金融庁は、顧客から預かった資金を運用する、機関投資家のあるべき姿を示す行動指針である「スチュワードシップ・コード」の受け入れ表明をした機関投資家リストを2016年12月に公表しました。
現在のスチュワードシップ・コードは、2014年2月に策定・公表されたものです。英語でスチュワード (steward) は執事、財産管理人の意味、そしてスチュワードシップ・コード(stewardship code)は、直訳すると「財産管理者の心がけ」という意味で、上記のリスト数は214にのぼっています。
スチュワードシップ・コードの成り立ち
英国では、金融機関による投資先企業の経営監視など、コーポレート・ガバナンス(企業統治)の構造が不十分だったことが、リーマン・ショックによる金融危機を深刻化させたと考えられています。その反省から、2010年に金融機関を中心とした、機関投資家に対する行動指針を策定しました。
求められる具体的な行動として、投資先企業の経営モニタリング、議決権行使の方針設定と結果の開示、ガイドラインの順守状況の運用委託者への定期報告など7つの原則を盛り込んでいます。
日本では、2015年6月30日に閣議決定した「『日本再興戦略』改訂2015」において、2014年策定のスチュワードシップ・コード、そして2015年6月に適用開始となったコーポレートガバナンス・コードの普及・定着を図るため、「スチュワードシップ・コード及びコーポレートガバナンス・コードのフォローアップ会議(以下、フォローアップ会議)」が設置されました。この会議は、上場企業全体のコーポレートガバナンスの更なる充実に向け、必要な施策を議論・提言することを目的としています。
スチュワードシップ・コード改定で期待される効果
スチュワードシップ・コード改定には2つの大きな柱があります。
一つ目は、機関投資家の保有株についての議決権行使結果公表の充実です。現行のスチュワードシップ・コードでは、議案の種類ごとに整理・集計する形で、議決権行使の結果の公表が求められていますが、一部の業態において、議決権行使結果の集計を公表している機関投資家の割合が少ないとの指摘がありました。

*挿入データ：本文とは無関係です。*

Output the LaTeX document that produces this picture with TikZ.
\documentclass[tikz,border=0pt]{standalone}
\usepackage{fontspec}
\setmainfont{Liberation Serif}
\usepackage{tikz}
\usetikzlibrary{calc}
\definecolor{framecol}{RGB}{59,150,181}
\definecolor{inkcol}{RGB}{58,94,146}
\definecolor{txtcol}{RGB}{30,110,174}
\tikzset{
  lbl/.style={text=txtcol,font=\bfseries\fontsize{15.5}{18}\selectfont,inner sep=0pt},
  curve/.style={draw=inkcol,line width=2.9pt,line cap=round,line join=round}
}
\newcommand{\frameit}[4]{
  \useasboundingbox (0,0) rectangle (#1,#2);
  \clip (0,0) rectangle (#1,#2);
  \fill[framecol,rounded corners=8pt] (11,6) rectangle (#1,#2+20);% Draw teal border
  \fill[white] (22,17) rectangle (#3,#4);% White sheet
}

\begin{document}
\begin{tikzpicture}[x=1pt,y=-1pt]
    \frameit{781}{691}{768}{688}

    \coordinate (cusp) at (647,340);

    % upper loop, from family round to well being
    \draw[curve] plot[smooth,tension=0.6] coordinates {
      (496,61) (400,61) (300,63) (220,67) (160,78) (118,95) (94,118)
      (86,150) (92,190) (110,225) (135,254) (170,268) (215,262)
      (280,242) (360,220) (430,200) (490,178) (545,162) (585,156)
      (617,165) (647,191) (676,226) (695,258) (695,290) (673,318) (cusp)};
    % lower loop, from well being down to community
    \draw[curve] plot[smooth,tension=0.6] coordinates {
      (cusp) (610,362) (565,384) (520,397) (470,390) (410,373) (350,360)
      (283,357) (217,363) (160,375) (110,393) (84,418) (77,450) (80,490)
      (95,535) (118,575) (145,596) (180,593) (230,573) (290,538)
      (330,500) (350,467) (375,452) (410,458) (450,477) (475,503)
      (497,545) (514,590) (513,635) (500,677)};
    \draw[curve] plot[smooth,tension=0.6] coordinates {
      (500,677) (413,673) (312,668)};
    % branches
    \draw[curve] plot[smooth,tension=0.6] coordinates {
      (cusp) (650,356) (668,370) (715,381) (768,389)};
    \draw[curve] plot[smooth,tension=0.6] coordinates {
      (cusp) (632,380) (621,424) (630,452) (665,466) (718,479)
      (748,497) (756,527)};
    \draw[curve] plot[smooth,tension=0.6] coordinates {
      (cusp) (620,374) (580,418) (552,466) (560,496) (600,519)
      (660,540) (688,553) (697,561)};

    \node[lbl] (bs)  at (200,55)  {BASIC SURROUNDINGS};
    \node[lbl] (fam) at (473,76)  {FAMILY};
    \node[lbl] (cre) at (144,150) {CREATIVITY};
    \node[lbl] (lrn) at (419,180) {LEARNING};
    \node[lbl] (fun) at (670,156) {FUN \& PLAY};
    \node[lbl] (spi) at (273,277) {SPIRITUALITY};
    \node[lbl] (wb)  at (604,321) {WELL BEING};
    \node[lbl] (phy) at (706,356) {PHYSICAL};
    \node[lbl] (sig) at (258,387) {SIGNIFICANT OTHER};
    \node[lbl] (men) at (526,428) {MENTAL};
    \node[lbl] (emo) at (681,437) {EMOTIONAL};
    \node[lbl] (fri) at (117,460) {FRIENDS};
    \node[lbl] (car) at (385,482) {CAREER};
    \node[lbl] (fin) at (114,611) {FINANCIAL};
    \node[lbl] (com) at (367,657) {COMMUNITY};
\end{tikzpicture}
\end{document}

11月8日に開かれたフォローアップ会議では、議決権行使の透明性を確保する上で、機関投資家等において、まずこのような公表を行うことが重要であると述べています。
また、議案種類ごとの議決権行使結果の集計ではなく、議案ごとの公表へと範囲を拡大することで、機関投資家等が、自らの活動について最終受益者への説明責任を果たし、透明性の向上を図ることができると提言しています。

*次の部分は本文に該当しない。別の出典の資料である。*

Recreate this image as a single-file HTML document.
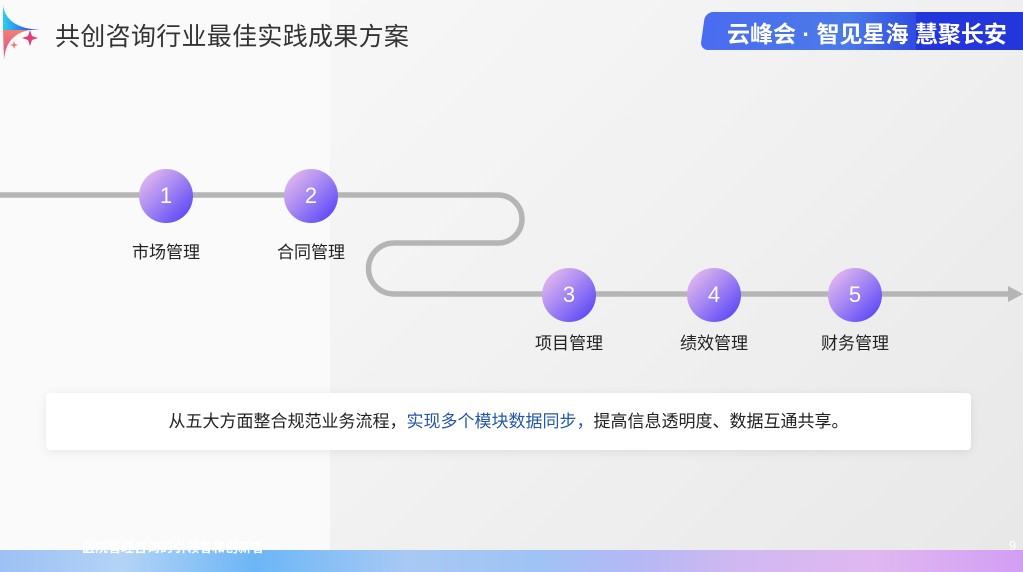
<!DOCTYPE html>
<html><head><meta charset="utf-8"><style>
*{margin:0;padding:0;box-sizing:border-box}
body{width:1023px;height:572px;overflow:hidden;position:relative;font-family:"Liberation Sans","Noto Sans CJK SC",sans-serif;background:#fafafa}
.bgr{position:absolute;left:330px;top:0;width:693px;height:550px;background:linear-gradient(135deg,#f7f7f7 0%,#f1f1f1 45%,#e8e8e8 100%)}
.title{position:absolute;left:55px;top:17px;font-size:25px;color:#333;letter-spacing:0.3px}
.banner{position:absolute;left:700px;top:12px;width:323px;height:38px;border-radius:8px 0 0 8px;background:linear-gradient(90deg,#4a6cf0 0%,#4b7ae8 45%,#2b43e0 70%,#1f35e0 100%);transform:skewX(-8deg);transform-origin:bottom left}
.banner2{position:absolute;left:916px;top:12px;width:107px;height:38px;background:#2336dc}
.btxt{position:absolute;left:727px;top:15px;font-size:23px;font-weight:bold;color:#fff;white-space:nowrap;letter-spacing:0px}
.c{position:absolute;width:54px;height:54px;border-radius:50%;background:linear-gradient(135deg,#f3c4ec 0%,#a98af2 45%,#4a38f8 100%);color:#fff;font-size:22px;text-align:center;line-height:54px}
.l{position:absolute;font-size:17px;color:#222;width:100px;text-align:center}
.box{position:absolute;left:46px;top:393px;width:925px;height:57px;background:#fff;border-radius:4px;box-shadow:0 2px 10px rgba(0,0,0,0.08);text-align:center;line-height:57px;font-size:17px;color:#222}
.box span{color:#2457a8}
.strip{position:absolute;left:0;top:550px;width:1023px;height:22px;background:linear-gradient(90deg,#9dc0f4 0%,#b4d3f6 12%,#6bb6f6 25%,#a9c9f4 40%,#9fc3f4 52%,#b4b8f4 62%,#d0b8f2 72%,#e0b8f0 85%,#d29ef4 100%)}
.foot{position:absolute;left:82px;top:537px;font-size:13px;color:#fff;font-weight:bold}
.pg{position:absolute;left:1009px;top:538px;font-size:13px;color:#fff}
</style></head><body>
<div class="bgr"></div>
<svg style="position:absolute;left:0;top:0" width="60" height="62">
<defs><linearGradient id="g1" x1="0" y1="0" x2="1" y2="0"><stop offset="0" stop-color="#2ad0f0"/><stop offset="1" stop-color="#2a2ef0"/></linearGradient>
<linearGradient id="g2" x1="0" y1="0" x2="0" y2="1"><stop offset="0" stop-color="#f08070"/><stop offset="1" stop-color="#e04a9a"/></linearGradient></defs>
<path d="M3 5 Q6 28 40 30 L3 30Z" fill="url(#g1)"/>
<path d="M3 30 L30 30 Q6 34 4 60Z" fill="url(#g2)"/>
<path d="M30 30 l2 6 6 2 -6 2 -2 6 -2 -6 -6 -2 6 -2z" fill="#e0407a"/>
<path d="M14 41 l1 3 3 1 -3 1 -1 3 -1 -3 -3 -1 3 -1z" fill="#f07a70"/>
</svg>
<div class="title">共创咨询行业最佳实践成果方案</div>
<div class="banner"></div><div class="banner2"></div>
<div class="btxt">云峰会 · 智见星海 慧聚长安</div>
<svg style="position:absolute;left:0;top:0" width="1023" height="572">
<path d="M0 195 H498 A24 24 0 0 1 498 243 H394 A25.5 25.5 0 0 0 394 294 H1010" fill="none" stroke="#b5b5b5" stroke-width="5.5"/>
<path d="M1008 286 L1023 294 L1008 302Z" fill="#b5b5b5"/>
</svg>
<div class="c" style="left:139px;top:169px">1</div>
<div class="c" style="left:284px;top:169px">2</div>
<div class="c" style="left:542px;top:268px">3</div>
<div class="c" style="left:687px;top:268px">4</div>
<div class="c" style="left:828px;top:268px">5</div>
<div class="l" style="left:116px;top:238px">市场管理</div>
<div class="l" style="left:261px;top:238px">合同管理</div>
<div class="l" style="left:519px;top:329px">项目管理</div>
<div class="l" style="left:664px;top:329px">绩效管理</div>
<div class="l" style="left:805px;top:329px">财务管理</div>
<div class="box">从五大方面整合规范业务流程，<span>实现多个模块数据同步，</span>提高信息透明度、数据互通共享。</div>
<div class="strip"></div>
<div class="foot">医院管理咨询的引领者和创新者</div>
<div class="pg">9</div>
</body></html>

二つ目は、機関投資家の「利益相反」防ぐために、機関投資家自身のガバナンスの強化を挙げています。現行のスチュワードシップ・コードでも、利益相反が起こらないよう、管理の方針を策定し公表すべきだとする原則がありますが、具体的な記載がありません。
このためフォローアップ会議では、機関投資家は、議決権行使や対話に重要な影響を及ぼす利益相反が生じうる局面を具体的に特定し、それぞれの利益相反を回避したり、その影響を実効的に排除したりするなど、最終受益者の利益を確保するための措置について具体的方針を定め、公表すべきであると意見を述べています。
金融庁は今回の改定で、企業が持続的な成長のための議決権行使や、投資先企業と建設的に対話ができるようになれば、最終受益者の利益の最大化に注力するだけでなく、国民生活の向上や、成長分野への資金の流れをより強固にし、経済全体の好循環が期待できると考えています。
機関投資家が投資先企業と、取引関係のしがらみにとらわれない仕組みづくりに期待したいところです。